Because higher computing performance can no longer be accomplished with an increase in clock speed, clusters and grids must grow in size. The resulting infrastructures are likely to hit new barriers, such as bandwidth limitations, network latency, power consumption, cooling, floor space and maintenance. A robust operation, which is a key requirement in any  financial services environment, cannot be achieved without paying  attention to all of these issues. As a consequence, building and managing traditional clusters and grids is costly.

To pack more processing power onto a single chip, the CPU semiconductor industry has recently started moving to multi-core system designs with two, four and more processor cores. The graphics hardware manufacturing industry made this transition more than ten years ago. For instance, NVIDIA released its first dual core chip as early as 1998. Today, special processors on graphics cards bring realistic 3D real-time visualization and high-definition video processing to the desktop. They have built-in remarkable general purpose computing capabilities for data-parallel problems. These new commodity computer graphics chips, also known as GPUs (Graphics Processing Units), are probably today’s most powerful computational hardware on a per dollar scale.

In this article we investigate how we can harness this power for financial computing.

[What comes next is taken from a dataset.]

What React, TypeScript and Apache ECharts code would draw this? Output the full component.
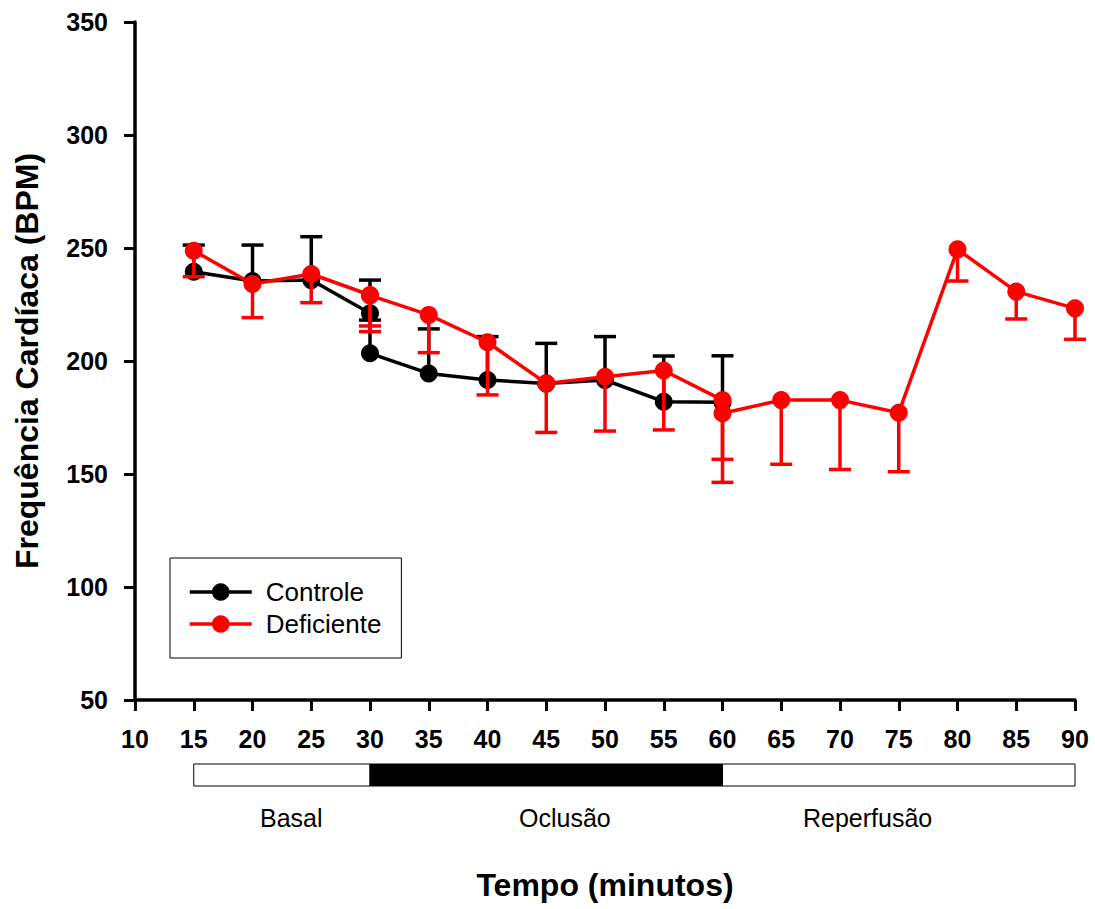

Several typical financial applications can be significantly accelerated with specialized massively parallel algorithms running on  GPUs. We illustrate the capabilities of GPUs with an implementation of a market standard local volatility model and apply it to the pricing of structured equity basket derivatives. Our pricing algorithms run 25 to 50 times faster on a GPU than a serial implementation on a high-end CPU. This enormous performance gain renders many of today’s almost infeasible tasks possible, including real time pricing of path dependent multi-asset options. We therefore believe that using GPUs in financial computing will have a disruptive impact on the financial services industry: already a single GPU provides a cheap and simple alternative to a smaller cluster or grid, it brings high performance computing to traders’ and risk managers’ desks, and it excites financial product development.